Task brief.
Only the lines from the top of the listing below to the line that has "const oxySlope = -0.23;" should be echoed, with both ends kept and pictures left out.

Given information.
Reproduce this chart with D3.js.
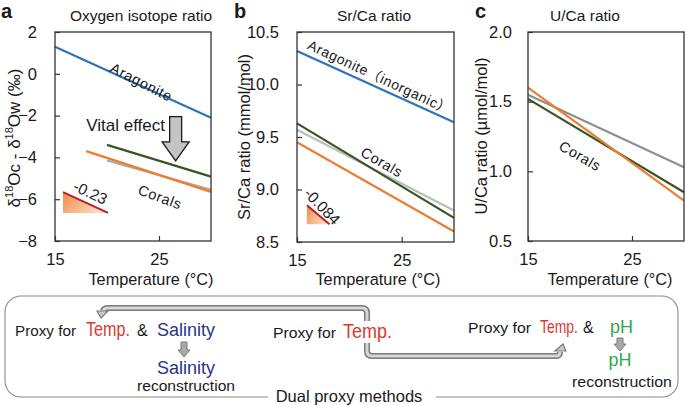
<!DOCTYPE html>
<html><head><meta charset="utf-8">
<script src="https://cdn.jsdelivr.net/npm/d3@7"></script>
<style>
body{margin:0;background:#fff}
svg{display:block}
text{font-family:"Liberation Sans",Arial,"Noto Sans CJK JP",sans-serif;fill:#1a1a1a}
</style>
</head><body><svg id="chart" width="685" height="405"></svg>
<script>
// ---------------- data ----------------
const tempDomain = [15, 30];
const tempTicks = [15, 25];
const oxyDomain = [-8, 2];
const oxyTicks = [-8, -6, -4, -2, 0, 2];
const srDomain = [8.5, 10.5];
const srTicks = [8.5, 9.0, 9.5, 10.0, 10.5];
const uDomain = [0.5, 2.0];
const uTicks = [0.5, 1.0, 1.5, 2.0];

// panel a: oxygen isotope ratio (δ18Oc - δ18Ow, ‰) vs temperature
const oxyAragonite = [[15, 1.3], [30, -2.1]];
const oxyCoralGray = [[20, -4.15], [30, -5.55]];
const oxyCoralOrange = [[18, -3.7], [30, -5.65]];
const oxyCoralGreen = [[20, -3.4], [30, -4.92]];
const oxySlope = -0.23;

// panel b: Sr/Ca ratio (mmol/mol)
const srAragonite = [[15, 10.32], [30, 9.64]];
const srCoralGray = [[15, 9.57], [30, 8.80]];
const srCoralOrange = [[15, 9.45], [30, 8.60]];
const srCoralGreen = [[15, 9.63], [30, 8.73]];
const srSlope = -0.084;

// panel c: U/Ca ratio (µmol/mol)
const uCoralGray = [[15, 1.55], [30, 1.03]];
const uCoralOrange = [[15, 1.60], [30, 0.79]];
const uCoralGreen = [[15, 1.52], [30, 0.85]];

const C = {blue:"#2e75b6", green:"#375623", orange:"#ed7d31", gray:"#ababab", grayDark:"#8f8f8f",
           red:"#d93a30", navy:"#2b3588", phGreen:"#2fa84f"};

const svg = d3.select("#chart");
const defs = svg.append("defs");
const grad = defs.append("linearGradient").attr("id","tri").attr("x1","0").attr("y1","0").attr("x2","1").attr("y2","0.4");
grad.append("stop").attr("offset","0").attr("stop-color","#ef8c48");
grad.append("stop").attr("offset","1").attr("stop-color","#fddcc2");

function panel(cfg){
  const x = d3.scaleLinear().domain(tempDomain).range([cfg.x0, cfg.x1]);
  const y = d3.scaleLinear().domain(cfg.domain).range([cfg.y1, cfg.y0]);
  const g = svg.append("g");
  const line = d3.line().x(d=>x(d[0])).y(d=>y(d[1]));
  cfg.series.forEach(s=>{
    g.append("path").attr("d", line(s.data)).attr("fill","none")
      .attr("stroke", s.color).attr("stroke-width", 2.2);
  });
  const ya = g.append("g").attr("transform",`translate(${cfg.x0},0)`)
    .call(d3.axisLeft(y).tickValues(cfg.ticks).tickFormat(cfg.fmt).tickSizeInner(-5).tickSizeOuter(0).tickPadding(cfg.pad));
  const xa = g.append("g").attr("transform",`translate(0,${cfg.y1})`)
    .call(d3.axisBottom(x).tickValues(tempTicks).tickFormat(d3.format("d")).tickSizeInner(-5).tickSizeOuter(0).tickPadding(12));
  [ya, xa].forEach(a=>{
    a.select(".domain").remove();
    a.selectAll("line").attr("stroke","#333").attr("stroke-width",1.2);
    a.selectAll("text").style("font-size","16.5px").attr("fill","#1a1a1a")
      .style("font-family","'Liberation Sans',Arial,sans-serif");
  });
  g.append("rect").attr("x",cfg.x0).attr("y",cfg.y0).attr("width",cfg.x1-cfg.x0).attr("height",cfg.y1-cfg.y0)
    .attr("fill","none").attr("stroke","#333").attr("stroke-width",1.3);
  g.append("text").attr("x",cfg.xLabelX).attr("y",285).attr("text-anchor","middle")
    .style("font-size","16.3px").text("Temperature (°C)");
  g.append("text").attr("x",cfg.titleX).attr("y",21).attr("text-anchor","middle")
    .style("font-size","15.5px").text(cfg.title);
  g.append("text").attr("x",cfg.letterX).attr("y",18).style("font-size","20px").style("font-weight","bold").text(cfg.letter);
  return {x, y, g};
}

// -------- panel a --------
const A = panel({x0:55, x1:211, y0:32, y1:241, domain:oxyDomain, ticks:oxyTicks, fmt:d3.format("d"), pad:18,
  title:"Oxygen isotope ratio", titleX:141, letter:"a", letterX:1, xLabelX:151,
  series:[{data:oxyAragonite,color:C.blue},{data:oxyCoralGray,color:C.gray},
          {data:oxyCoralOrange,color:C.orange},{data:oxyCoralGreen,color:C.green}]});
{
  const t = svg.append("text").attr("transform","translate(20,138) rotate(-90)").attr("text-anchor","middle")
    .style("font-size","17px");
  t.append("tspan").text("δ");
  t.append("tspan").attr("dy",-7).style("font-size","11px").text("18");
  t.append("tspan").attr("dy",7).text("Oc - δ");
  t.append("tspan").attr("dy",-7).style("font-size","11px").text("18");
  t.append("tspan").attr("dy",7).text("Ow (‰)");
}
function rotLabel(P, tx, vy, ang, txt, size){
  return P.g.append("text").attr("transform",`translate(${P.x(tx)},${P.y(vy)}) rotate(${ang})`)
    .attr("text-anchor","middle").attr("dominant-baseline","central")
    .style("font-size",size+"px").style("letter-spacing","0.6px").text(txt);
}
rotLabel(A, 23.3, -0.4, 27, "Aragonite", 14.5);
rotLabel(A, 25.1, -5.9, 20, "Corals", 14.5);
A.g.append("text").attr("x",A.x(18)).attr("y",A.y(-2.74)).style("font-size","17px").text("Vital effect");
{
  const cx = 26.6, top = -2.05, headTop = -3.26, tip = -4.17;
  const sx0 = A.x(cx)-6, sx1 = A.x(cx)+6, hx0 = A.x(cx)-13.5, hx1 = A.x(cx)+13.5;
  const pts = [[sx0,A.y(top)],[sx1,A.y(top)],[sx1,A.y(headTop)],[hx1,A.y(headTop)],[A.x(cx),A.y(tip)],
               [hx0,A.y(headTop)],[sx0,A.y(headTop)]];
  A.g.append("polygon").attr("points",pts.map(p=>p.join(",")).join(" "))
    .attr("fill","#c4c4c4").attr("stroke","#1a1a1a").attr("stroke-width",1.3);
}
function slopeTri(P, t0, t1, vTop, slope, labelT, labelV, ang, txt){
  const vBot = vTop + slope*(t1-t0);
  P.g.append("polygon").attr("points",[[P.x(t0),P.y(vTop)],[P.x(t0),P.y(vBot)],[P.x(t1),P.y(vBot)]].map(p=>p.join(",")).join(" "))
    .attr("fill","url(#tri)");
  P.g.append("line").attr("x1",P.x(t0)).attr("y1",P.y(vTop)).attr("x2",P.x(t1)).attr("y2",P.y(vBot))
    .attr("stroke","#b8202a").attr("stroke-width",2);
  P.g.append("text").attr("transform",`translate(${P.x(labelT)},${P.y(labelV)}) rotate(${ang})`)
    .attr("text-anchor","middle").attr("dominant-baseline","central").style("font-size","15.5px").text(txt);
}
slopeTri(A, 15.77, 20.1, -5.66, oxySlope, 18.4, -5.68, 25, "-0.23");

// -------- panel b --------
const B = panel({x0:297, x1:454, y0:32, y1:242, domain:srDomain, ticks:srTicks, fmt:d3.format(".1f"), pad:18,
  title:"Sr/Ca ratio", titleX:374, letter:"b", letterX:234, xLabelX:378,
  series:[{data:srAragonite,color:C.blue},{data:srCoralGray,color:"#bdbdbd"},
          {data:srCoralOrange,color:C.orange},{data:srCoralGreen,color:C.green}]});
svg.append("text").attr("transform","translate(250,137) rotate(-90)").attr("text-anchor","middle")
  .style("font-size","16.5px").text("Sr/Ca ratio (mmol/mol)");
rotLabel(B, 22.9, 10.07, 25, "Aragonite（inorganic）", 14);
rotLabel(B, 23.1, 9.26, 30, "Corals", 14.5);
slopeTri(B, 15.95, 18.1, 8.85, srSlope, 17.4, 8.84, 46, "-0.084");

// -------- panel c --------
const Cc = panel({x0:528, x1:684, y0:32, y1:241, domain:uDomain, ticks:uTicks, fmt:d3.format(".1f"), pad:16,
  title:"U/Ca ratio", titleX:585, letter:"c", letterX:475, xLabelX:610,
  series:[{data:uCoralGray,color:C.grayDark},{data:uCoralGreen,color:C.green},{data:uCoralOrange,color:C.orange}]});
svg.append("text").attr("transform","translate(487,136) rotate(-90)").attr("text-anchor","middle")
  .style("font-size","16.5px").text("U/Ca ratio (µmol/mol)");
rotLabel(Cc, 20, 1.11, 30, "Corals", 14.5);

// -------- bottom: dual proxy methods --------
const bot = svg.append("g");
bot.append("rect").attr("x",5).attr("y",296).attr("width",673).attr("height",101).attr("rx",16)
  .attr("fill","none").attr("stroke","#8a8a8a").attr("stroke-width",1.1);
bot.append("rect").attr("x",268).attr("y",392).attr("width",168).attr("height",12).attr("fill","#fff");
bot.append("text").attr("x",349).attr("y",402).attr("text-anchor","middle").style("font-size","16.5px").text("Dual proxy methods");

function pipe(d){
  bot.append("path").attr("d",d).attr("fill","none").attr("stroke","#7a7a7a").attr("stroke-width",6).attr("stroke-linejoin","round");
  bot.append("path").attr("d",d).attr("fill","none").attr("stroke","#d6d6d6").attr("stroke-width",3).attr("stroke-linejoin","round");
}
pipe("M367,321 L367,313 Q367,308 362,308 L108,308 Q104,308 103,311");
bot.append("polygon").attr("points","97,311 108,311 101,318").attr("fill","#c8c8c8").attr("stroke","#7a7a7a").attr("stroke-width",1.2);
pipe("M367,343 L367,351 Q367,356 372,356 L556,356 Q560,356 560,352");
bot.append("polygon").attr("points","555,351 566,351 563,344").attr("fill","#c8c8c8").attr("stroke","#7a7a7a").attr("stroke-width",1.2);

function downArrow(cx, y0, y1){
  const hy = y1 - 7;
  const pts = [[cx-3,y0],[cx+3,y0],[cx+3,hy],[cx+6,hy],[cx,y1],[cx-6,hy],[cx-3,hy]];
  bot.append("polygon").attr("points",pts.map(p=>p.join(",")).join(" "))
    .attr("fill","#a9a9a9").attr("stroke","#7a7a7a").attr("stroke-width",1);
}
downArrow(184, 342, 357);
downArrow(620, 338, 351);

// text piece fitted to a target width by a horizontal scale (keeps glyph height)
function seg(x, y, txt, size, color, len, anchor){
  const t = bot.append("text").style("font-size",size+"px").style("fill",color).text(txt);
  let sx = 1;
  if(len){ sx = len / t.node().getComputedTextLength(); }
  if(anchor) t.attr("text-anchor",anchor);
  t.attr("transform",`translate(${x},${y}) scale(${sx.toFixed(3)},1)`);
  return t;
}
// left
seg(15, 336, "Proxy for", 15.5, "#1a1a1a", 61);
seg(86, 336, "Temp.", 20, C.red, 44);
seg(137, 336, "&", 16, "#1a1a1a");
seg(157, 336, "Salinity", 18, C.navy, 58);
seg(186, 373.5, "Salinity", 18, C.navy, 58, "middle");
seg(186, 391, "reconstruction", 15, "#1a1a1a", 98, "middle");
// middle
seg(273, 338, "Proxy for", 15.5, "#1a1a1a", 63);
seg(343, 338, "Temp.", 21, C.red, 49);
// right
seg(468, 333, "Proxy for", 15.5, "#1a1a1a", 63);
seg(540, 333, "Temp.", 19, C.red, 38);
seg(583, 333, "&", 16, "#1a1a1a");
seg(610, 333, "pH", 17.5, C.phGreen, 23);
seg(620, 366, "pH", 17.5, C.phGreen, 23, "middle");
seg(622, 387, "reconstruction", 15, "#1a1a1a", 100, "middle");
</script>
</body></html>
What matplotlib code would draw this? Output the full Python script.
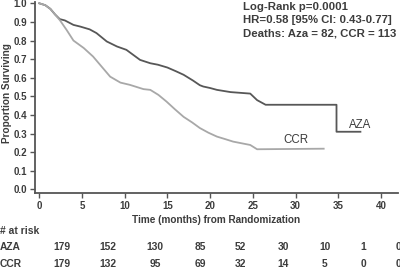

The reply.
Reproduce this chart with D3.js.
<!DOCTYPE html>
<html><head><meta charset="utf-8">
<script src="https://cdn.jsdelivr.net/npm/d3@7"></script>
<style>
body{margin:0;background:#fff}
svg{display:block}
text{font-family:"Liberation Sans",Arial,"Noto Sans CJK JP",sans-serif;fill:#1a1a1a}
</style>
</head><body><svg id="chart" width="685" height="405"></svg>
<script>
// ---------------- data ----------------
const tempDomain = [15, 30];
const tempTicks = [15, 25];
const oxyDomain = [-8, 2];
const oxyTicks = [-8, -6, -4, -2, 0, 2];
const srDomain = [8.5, 10.5];
const srTicks = [8.5, 9.0, 9.5, 10.0, 10.5];
const uDomain = [0.5, 2.0];
const uTicks = [0.5, 1.0, 1.5, 2.0];

// panel a: oxygen isotope ratio (δ18Oc - δ18Ow, ‰) vs temperature
const oxyAragonite = [[15, 1.3], [30, -2.1]];
const oxyCoralGray = [[20, -4.15], [30, -5.55]];
const oxyCoralOrange = [[18, -3.7], [30, -5.65]];
const oxyCoralGreen = [[20, -3.4], [30, -4.92]];
const oxySlope = -0.23;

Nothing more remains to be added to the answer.